Entries with chart source code:
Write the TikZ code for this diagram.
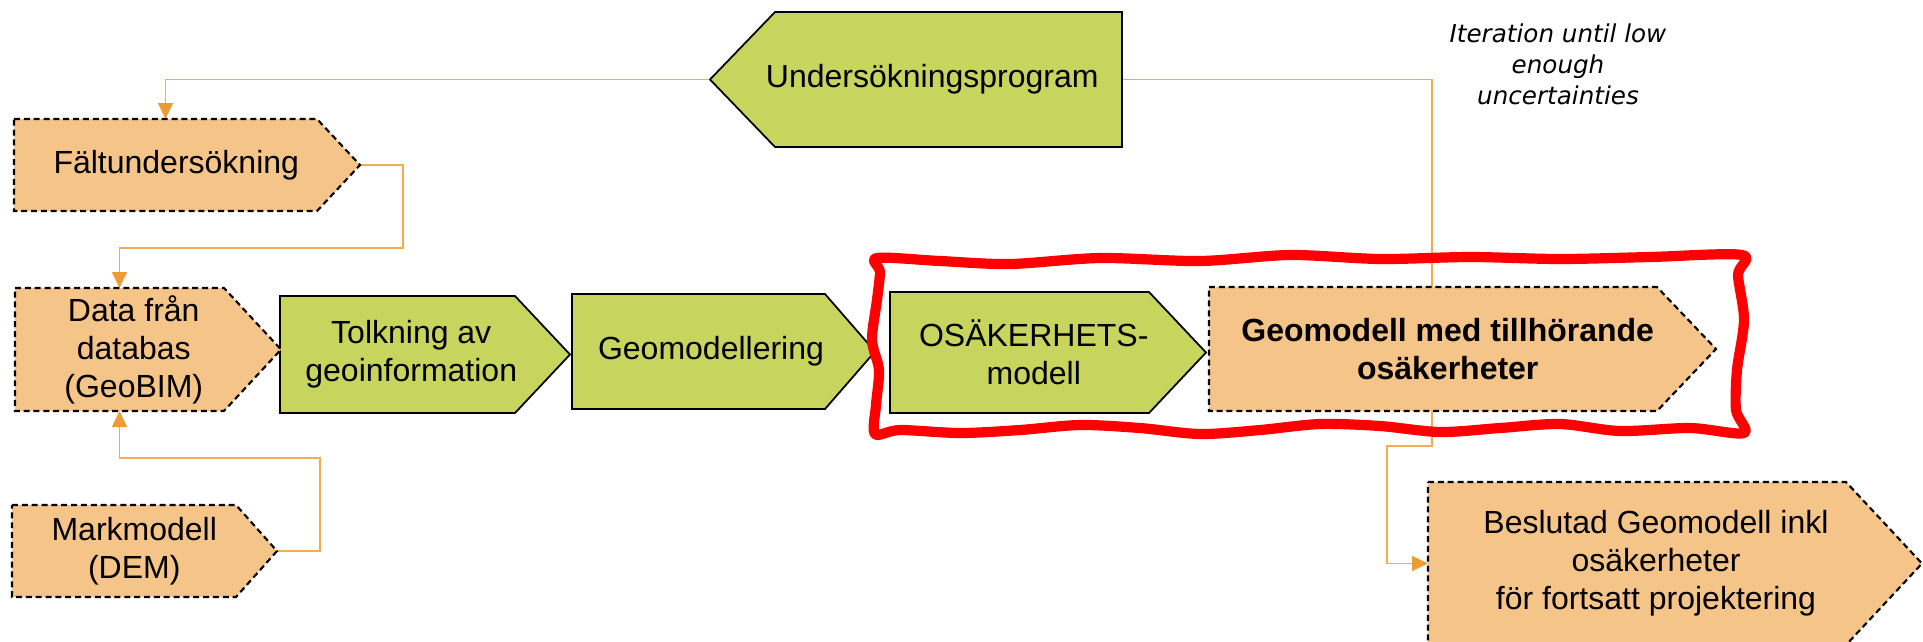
\documentclass[tikz,border=0pt]{standalone}
\usepackage{fontspec}
\setmainfont{Liberation Sans}
\newfontfamily\notefont{DejaVu Sans}
\usetikzlibrary{arrows.meta,backgrounds}

\definecolor{boxgreen}{RGB}{199,213,94}
\definecolor{boxorange}{RGB}{245,196,137}
\definecolor{linkorange}{RGB}{243,172,84}
\definecolor{tiporange}{RGB}{237,155,52}

\tikzset{
  greenbox/.style={draw=black, line width=0.5pt, fill=boxgreen},
  orangebox/.style={draw=black, line width=0.6pt, dash pattern=on 1.7pt off 1.1pt, fill=boxorange},
  boxtext/.style={align=center, inner sep=0pt, font=\fontsize{9.1}{10.8}\selectfont},
  link/.style={draw=linkorange, line width=0.45pt, -{Triangle[length=1.6mm, width=1.5mm, color=tiporange]}},
  wavyframe/.style={draw=red, line width=2.9pt, line join=round},
}

\begin{document}
\begin{tikzpicture}[x=0.01cm, y=-0.01cm]
\useasboundingbox (0,0) rectangle (1923,641);

% --- Gröna steg: namn/bak/kropp/spets/topp/botten/text ---
\foreach \n/\xa/\xb/\xc/\ya/\yb/\txt in {
    und/1122/775/710/12/147/{Undersökningsprogram},
    tolk/280/515/570/296/413/{Tolkning av\\geoinformation},
    geo/572/825/875/294/409/{Geomodellering},
    osak/890/1149/1206/292/413/{OSÄKERHETS-\\modell}}{
    \draw[greenbox] (\xa,\ya) -- (\xb,\ya) -- (\xc,{(\ya+\yb)/2}) -- (\xb,\yb) -- (\xa,\yb) -- cycle;
    \node[boxtext] (\n) at ({(2*\xa+\xb+\xc)/4},{(\ya+\yb)/2}) {\txt};
    \coordinate (\n-tip) at (\xc,{(\ya+\yb)/2});
    \coordinate (\n-back) at (\xa,{(\ya+\yb)/2});
}

% --- Streckade indata/resultat ---
\foreach \n/\xa/\xb/\xc/\ya/\yb/\txt in {
    falt/14/317/360/119/211/{Fältundersökning},
    data/15/224/281/288/411/{Data från\\databas\\(GeoBIM)},
    mark/12/236/277/505/597/{Markmodell\\(DEM)},
    gmo/1209/1657/1716/287/411/{\textbf{Geomodell med tillhörande}\\\textbf{osäkerheter}},
    besl/1428/1846/1922/482/645/{Beslutad Geomodell inkl\\osäkerheter\\för fortsatt projektering}}{
    \draw[orangebox] (\xa,\ya) -- (\xb,\ya) -- (\xc,{(\ya+\yb)/2}) -- (\xb,\yb) -- (\xa,\yb) -- cycle;
    \node[boxtext] (\n) at ({(2*\xa+\xb+\xc)/4},{(\ya+\yb)/2}) {\txt};
    \coordinate (\n-tip) at (\xc,{(\ya+\yb)/2});
    \coordinate (\n-back) at (\xa,{(\ya+\yb)/2});
    \coordinate (\n-n) at ({(\xa+\xb)/2},\ya);
    \coordinate (\n-s) at ({(\xa+\xb)/2},\yb);
}

% --- Pilar bakom stegen ---
\begin{scope}[on background layer]
\draw[link] (und-tip) -| (falt-n);
\draw[link] (falt-tip) -| (403,248) -| (data-n);
\draw[link] (mark-tip) -| (320,458) -| (data-s);
\draw[link] (und-back) -| (1432,446) -- (1387,446) |- (besl-back);
\end{scope}

% --- Röd ram runt osäkerhetsdelen ---
\draw[wavyframe] plot[smooth cycle, tension=0.5] coordinates {
    (877,258) (940,261) (1010,264) (1100,258) (1200,261) (1290,255) (1380,259)
    (1470,257) (1560,259) (1650,257) (1742,255)
    (1738,275) (1744,320) (1737,370) (1736,410) (1744,433)
    (1690,428) (1620,431) (1560,424) (1500,428) (1440,432) (1380,426) (1320,424)
    (1260,430) (1200,434) (1140,428) (1080,425) (1020,430) (960,433) (900,430) (875,434)
    (876,405) (879,370) (872,340) (877,300) (880,272)};

% --- Kommentar ---
\node[align=center, inner sep=0pt, font=\notefont\itshape\fontsize{7}{8.8}\selectfont] (iter) at (1558,64)
    {Iteration until low\\enough\\uncertainties};

\end{tikzpicture}
\end{document}
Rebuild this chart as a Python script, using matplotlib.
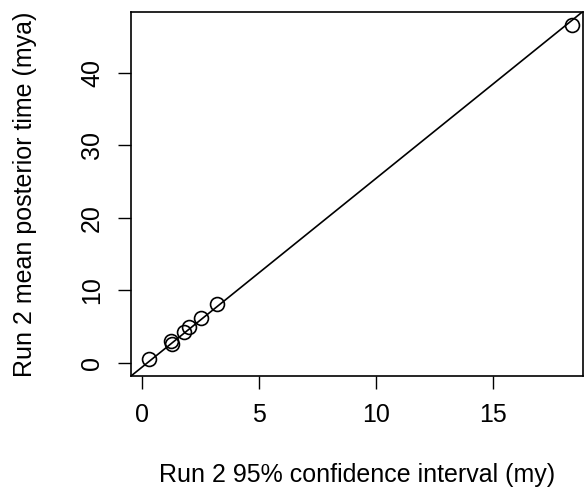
import matplotlib
matplotlib.use("Agg")
import matplotlib.pyplot as plt
import numpy as np

plt.rcParams['font.family'] = ['Liberation Sans', 'DejaVu Sans']

ci_width = [0.28, 1.21, 1.28, 1.77, 1.99, 2.51, 3.20, 18.38]
mean_time = [0.51, 3.03, 2.60, 4.30, 4.90, 6.25, 8.10, 46.6]
x_ticks = [0, 5, 10, 15]
y_ticks = [0, 10, 20, 30, 40]
slope, intercept = 2.6, -0.53

W, H = 587, 501
fig = plt.figure(figsize=(W/100, H/100), dpi=100)
l, r, t, b = 131, 583, 12, 376
ax = fig.add_axes([l/W, 1 - b/H, (r-l)/W, (b-t)/H])
ax.plot(ci_width, mean_time, 'o', mfc='none', mec='black', ms=10, mew=1.2)
ax.set_xlim(-0.49, 18.85)
ax.set_ylim(-1.8, 48.4)
xs = np.array([-0.49, 18.85])
ax.plot(xs, slope*xs + intercept, color='black', lw=1.2)
ax.set_xticks(x_ticks)
ax.set_yticks(y_ticks)
ax.tick_params(direction='out', length=9.5, width=1, labelsize=18, pad=10)
for lab in ax.get_yticklabels():
    lab.set_rotation(90)
    lab.set_va('center')
for s in ax.spines.values():
    s.set_linewidth(1.2)
ax.set_xlabel('Run 2 95% confidence interval (my)', fontsize=18, labelpad=26)
ax.set_ylabel('Run 2 mean posterior time (mya)', fontsize=18, labelpad=31)
fig.savefig('out.png', dpi=100)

**Description of the task:** Repeat the records in full, exactly as they appear, without the pictures.

**Solution below:**
Write the TikZ code for this diagram.
\documentclass[tikz,border=0pt]{standalone}
\usepackage{fontspec}
\setmainfont{Liberation Sans}
\newfontfamily\notefont{DejaVu Sans}
\usetikzlibrary{arrows.meta,backgrounds}

\definecolor{boxgreen}{RGB}{199,213,94}
\definecolor{boxorange}{RGB}{245,196,137}
\definecolor{linkorange}{RGB}{243,172,84}
\definecolor{tiporange}{RGB}{237,155,52}

\tikzset{
  greenbox/.style={draw=black, line width=0.5pt, fill=boxgreen},
  orangebox/.style={draw=black, line width=0.6pt, dash pattern=on 1.7pt off 1.1pt, fill=boxorange},
  boxtext/.style={align=center, inner sep=0pt, font=\fontsize{9.1}{10.8}\selectfont},
  link/.style={draw=linkorange, line width=0.45pt, -{Triangle[length=1.6mm, width=1.5mm, color=tiporange]}},
  wavyframe/.style={draw=red, line width=2.9pt, line join=round},
}

\begin{document}
\begin{tikzpicture}[x=0.01cm, y=-0.01cm]
\useasboundingbox (0,0) rectangle (1923,641);

% --- Gröna steg: namn/bak/kropp/spets/topp/botten/text ---
\foreach \n/\xa/\xb/\xc/\ya/\yb/\txt in {
    und/1122/775/710/12/147/{Undersökningsprogram},
    tolk/280/515/570/296/413/{Tolkning av\\geoinformation},
    geo/572/825/875/294/409/{Geomodellering},
    osak/890/1149/1206/292/413/{OSÄKERHETS-\\modell}}{
    \draw[greenbox] (\xa,\ya) -- (\xb,\ya) -- (\xc,{(\ya+\yb)/2}) -- (\xb,\yb) -- (\xa,\yb) -- cycle;
    \node[boxtext] (\n) at ({(2*\xa+\xb+\xc)/4},{(\ya+\yb)/2}) {\txt};
    \coordinate (\n-tip) at (\xc,{(\ya+\yb)/2});
    \coordinate (\n-back) at (\xa,{(\ya+\yb)/2});
}

% --- Streckade indata/resultat ---
\foreach \n/\xa/\xb/\xc/\ya/\yb/\txt in {
    falt/14/317/360/119/211/{Fältundersökning},
    data/15/224/281/288/411/{Data från\\databas\\(GeoBIM)},
    mark/12/236/277/505/597/{Markmodell\\(DEM)},
    gmo/1209/1657/1716/287/411/{\textbf{Geomodell med tillhörande}\\\textbf{osäkerheter}},
    besl/1428/1846/1922/482/645/{Beslutad Geomodell inkl\\osäkerheter\\för fortsatt projektering}}{
    \draw[orangebox] (\xa,\ya) -- (\xb,\ya) -- (\xc,{(\ya+\yb)/2}) -- (\xb,\yb) -- (\xa,\yb) -- cycle;
    \node[boxtext] (\n) at ({(2*\xa+\xb+\xc)/4},{(\ya+\yb)/2}) {\txt};
    \coordinate (\n-tip) at (\xc,{(\ya+\yb)/2});
    \coordinate (\n-back) at (\xa,{(\ya+\yb)/2});
    \coordinate (\n-n) at ({(\xa+\xb)/2},\ya);
    \coordinate (\n-s) at ({(\xa+\xb)/2},\yb);
}

% --- Pilar bakom stegen ---
\begin{scope}[on background layer]
\draw[link] (und-tip) -| (falt-n);
\draw[link] (falt-tip) -| (403,248) -| (data-n);
\draw[link] (mark-tip) -| (320,458) -| (data-s);
\draw[link] (und-back) -| (1432,446) -- (1387,446) |- (besl-back);
\end{scope}

% --- Röd ram runt osäkerhetsdelen ---
\draw[wavyframe] plot[smooth cycle, tension=0.5] coordinates {
    (877,258) (940,261) (1010,264) (1100,258) (1200,261) (1290,255) (1380,259)
    (1470,257) (1560,259) (1650,257) (1742,255)
    (1738,275) (1744,320) (1737,370) (1736,410) (1744,433)
    (1690,428) (1620,431) (1560,424) (1500,428) (1440,432) (1380,426) (1320,424)
    (1260,430) (1200,434) (1140,428) (1080,425) (1020,430) (960,433) (900,430) (875,434)
    (876,405) (879,370) (872,340) (877,300) (880,272)};

% --- Kommentar ---
\node[align=center, inner sep=0pt, font=\notefont\itshape\fontsize{7}{8.8}\selectfont] (iter) at (1558,64)
    {Iteration until low\\enough\\uncertainties};

\end{tikzpicture}
\end{document}
Rebuild this chart as a Python script, using matplotlib.
import matplotlib
matplotlib.use("Agg")
import matplotlib.pyplot as plt
import numpy as np

plt.rcParams['font.family'] = ['Liberation Sans', 'DejaVu Sans']

ci_width = [0.28, 1.21, 1.28, 1.77, 1.99, 2.51, 3.20, 18.38]
mean_time = [0.51, 3.03, 2.60, 4.30, 4.90, 6.25, 8.10, 46.6]
x_ticks = [0, 5, 10, 15]
y_ticks = [0, 10, 20, 30, 40]
slope, intercept = 2.6, -0.53

W, H = 587, 501
fig = plt.figure(figsize=(W/100, H/100), dpi=100)
l, r, t, b = 131, 583, 12, 376
ax = fig.add_axes([l/W, 1 - b/H, (r-l)/W, (b-t)/H])
ax.plot(ci_width, mean_time, 'o', mfc='none', mec='black', ms=10, mew=1.2)
ax.set_xlim(-0.49, 18.85)
ax.set_ylim(-1.8, 48.4)
xs = np.array([-0.49, 18.85])
ax.plot(xs, slope*xs + intercept, color='black', lw=1.2)
ax.set_xticks(x_ticks)
ax.set_yticks(y_ticks)
ax.tick_params(direction='out', length=9.5, width=1, labelsize=18, pad=10)
for lab in ax.get_yticklabels():
    lab.set_rotation(90)
    lab.set_va('center')
for s in ax.spines.values():
    s.set_linewidth(1.2)
ax.set_xlabel('Run 2 95% confidence interval (my)', fontsize=18, labelpad=26)
ax.set_ylabel('Run 2 mean posterior time (mya)', fontsize=18, labelpad=31)
fig.savefig('out.png', dpi=100)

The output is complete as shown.